Cancelled warrants - the metal booked for removal - rise chunkily for the second day in a row, up 12 percent to 28,475 tonnes. A test of the $8,500 level is on hold for now - prices peaked earlier this week at a 27-month high of $8,492.

Aluminium bounced back into the plus column, trading at $2,383, up $21, as inventory declines resumed following a mini two-day run of increases.

Stocks fell a net 4,700 tonnes to 4,325,125 tonnes. There had been two days of stock increases this week, with metal warranted, as usual, against the monthly 'third Wednesday' prompt date.

Elsewhere, nickel held gains despite another inventory increase - the sole primary metal to see a rise in stocks. Business at $24,010 was up $515 but the third successive stock increase - up a net 264 tonnes - resulted in the stockpile climbing to 124,836 tonnes, the highest since late June.

Tin edged back to $27,000, a $250 advance and just $300 below its recent all-time high. Stocks dropped a net 45 tonnes to 12,645 tonnes.

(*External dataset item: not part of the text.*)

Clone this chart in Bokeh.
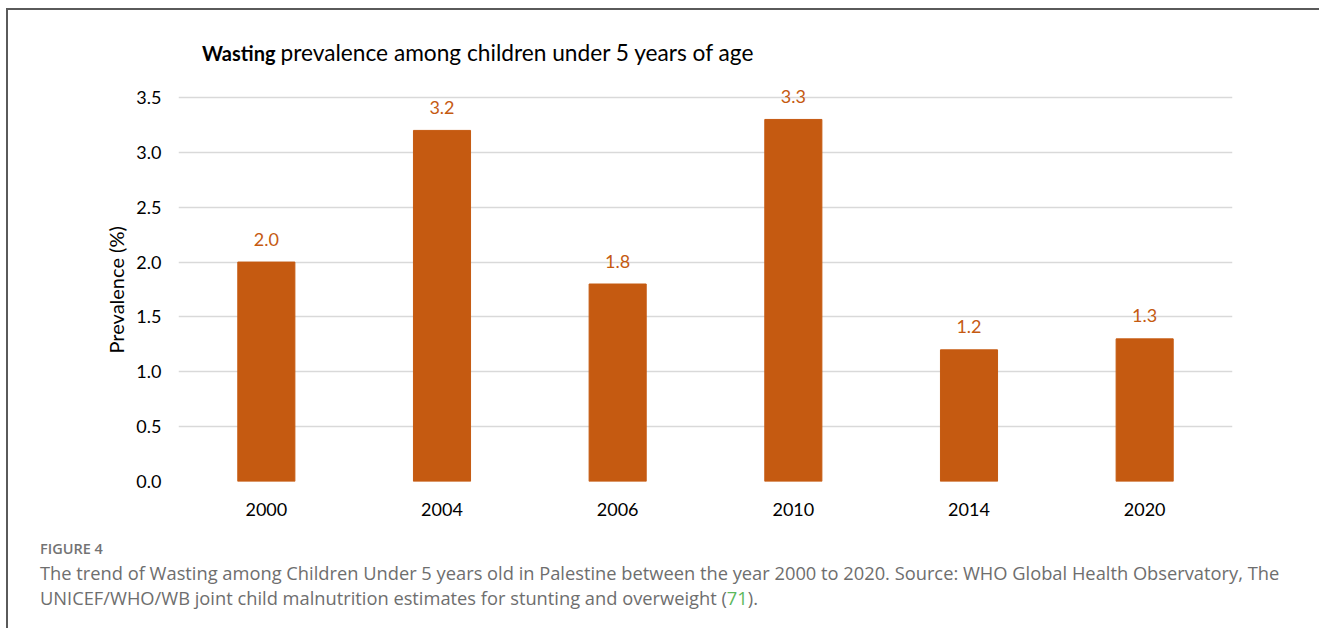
from bokeh.plotting import figure
from bokeh.layouts import column
from bokeh.models import (ColumnDataSource, Range1d, FactorRange, FixedTicker, Title,
                          NumeralTickFormatter, LabelSet, Label, Div)
from bokeh.core.properties import value
from bokeh.embed import file_html
from bokeh.resources import INLINE

# ---- data ----
years = ["2000", "2004", "2006", "2010", "2014", "2020"]
wasting = [2.0, 3.2, 1.8, 3.3, 1.2, 1.3]
value_labels = ["2.0", "3.2", "1.8", "3.3", "1.2", "1.3"]
y_ticks = [0.0, 0.5, 1.0, 1.5, 2.0, 2.5, 3.0, 3.5]

title_bold = "Wasting"
title_rest = "prevalence among children under 5 years of age"
y_title = "Prevalence (%)"
fig_label = "FIGURE 4"
caption_1 = ("The trend of Wasting among Children Under 5 years old in Palestine between the year "
             "2000 to 2020. Source: WHO Global Health Observatory, The")
caption_2a = "UNICEF/WHO/WB joint child malnutrition estimates for stunting and overweight ("
caption_ref = "71"
caption_2b = ")."

BAR = "#C55A11"
FONT = "Lato"
CAP_FONT = "Open Sans"

OX, OY = 8, 10                 # offset of the content box inside the page (border)
W, H = 1319 - OX, 520
FL, FR = 178 - OX, 1232 - OX   # gridline extent in figure pixels
G35, G0 = 97 - OY, 481 - OY    # pixel rows of gridlines 3.5 and 0.0
FT = 24                        # frame top (room for title)
PPU = (G0 - G35) / y_ticks[-1]
YTOP = y_ticks[-1] + (G35 - FT) / PPU

src = ColumnDataSource(dict(year=years, val=wasting, lab=value_labels))

p = figure(width=W, height=H, x_range=FactorRange(*years), y_range=Range1d(0, YTOP),
           output_backend="svg", toolbar_location=None,
           min_border_left=FL, min_border_right=W - FR, min_border_top=FT, min_border_bottom=H - G0)
p.outline_line_color = None
p.background_fill_color = "white"
p.border_fill_color = "white"
p.x_range.range_padding = 0

p.vbar(x="year", top="val", width=0.325, source=src, color=BAR)

p.add_layout(LabelSet(x="year", y="val", text="lab", source=src, y_offset=23,
                      text_align="center", text_baseline="middle",
                      text_color=BAR, text_font=value(FONT), text_font_size="18px"))

# axes
p.yaxis.ticker = FixedTicker(ticks=y_ticks)
p.yaxis.formatter = NumeralTickFormatter(format="0.0")
for ax in (p.xaxis[0], p.yaxis[0]):
    ax.axis_line_color = None
    ax.major_tick_line_color = None
    ax.minor_tick_line_color = None
    ax.major_tick_out = 0
    ax.major_tick_in = 0
    ax.major_label_text_font = FONT
    ax.major_label_text_font_size = "18px"
    ax.major_label_text_color = "#000000"
p.yaxis.major_label_standoff = 17
p.xaxis.major_label_standoff = 21

# y-axis title, placed in the left side panel, anchored from the frame bottom
p.add_layout(Title(text=y_title, align="left", offset=128, standoff=11,
                   text_font=FONT, text_font_size="20px", text_font_style="normal",
                   text_color="#000000"), "left")

p.xgrid.grid_line_color = None
p.ygrid.grid_line_color = "#d9d9d9"
p.ygrid.grid_line_width = 1.5

# title (bold part + regular part), positioned in pixels -> data
NX = len(years)
def xd(px):
    return (px - OX - FL) / (FR - FL) * NX
def yd(py):
    return (G0 - (py - OY)) / PPU

p.add_layout(Label(x=xd(275), y=yd(52), text=title_bold, text_align="right", text_baseline="middle",
                   text_font=FONT, text_font_size="20px", text_font_style="bold", text_color="#000000"))
p.add_layout(Label(x=xd(280), y=yd(52), text=title_rest, text_align="left", text_baseline="middle",
                   text_font=FONT, text_font_size="22.7px", text_color="#000000"))

caption_html = (
    f'<div style="font-family:\'{CAP_FONT}\',sans-serif;color:#6e6e6e;padding-left:{35 - OX}px;'
    f'padding-top:3px;white-space:nowrap;">'
    f'<div style="font-size:14.5px;font-weight:600;line-height:22px;color:#737373;margin:0;">{fig_label}</div>'
    f'<div style="font-size:18.3px;line-height:25px;margin:0;">{caption_1}<br>{caption_2a}'
    f'<span style="color:#5cb85c;">{caption_ref}</span>{caption_2b}</div>'
    f'</div>'
)
cap = Div(text=caption_html, width=W, height=628 - OY - H)

root = column(p, cap, styles={"border-left": "2px solid #5a5a5a", "border-top": "2px solid #5a5a5a",
                              "margin-left": f"{OX - 2}px", "margin-top": f"{OY - 2}px"})

open("out.html", "w").write(file_html(root, INLINE))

Steel billet held at $480/492 against a previous $487/492. Stocks fell for the 20th day in a row - down 975 tonnes at 56,680 tonnes, the lowest since late July again.

In the minor metals, cobalt was quoted at $38,000/38,900 per tonne, up $250. There was a seven-tonne stock rise to 207 tonnes, the highest since early September, as cathodes have been warranted against a run of 'third Wednesday' maturing positions and possible tightness. Molybdenum was indicated at $31,000/37,450.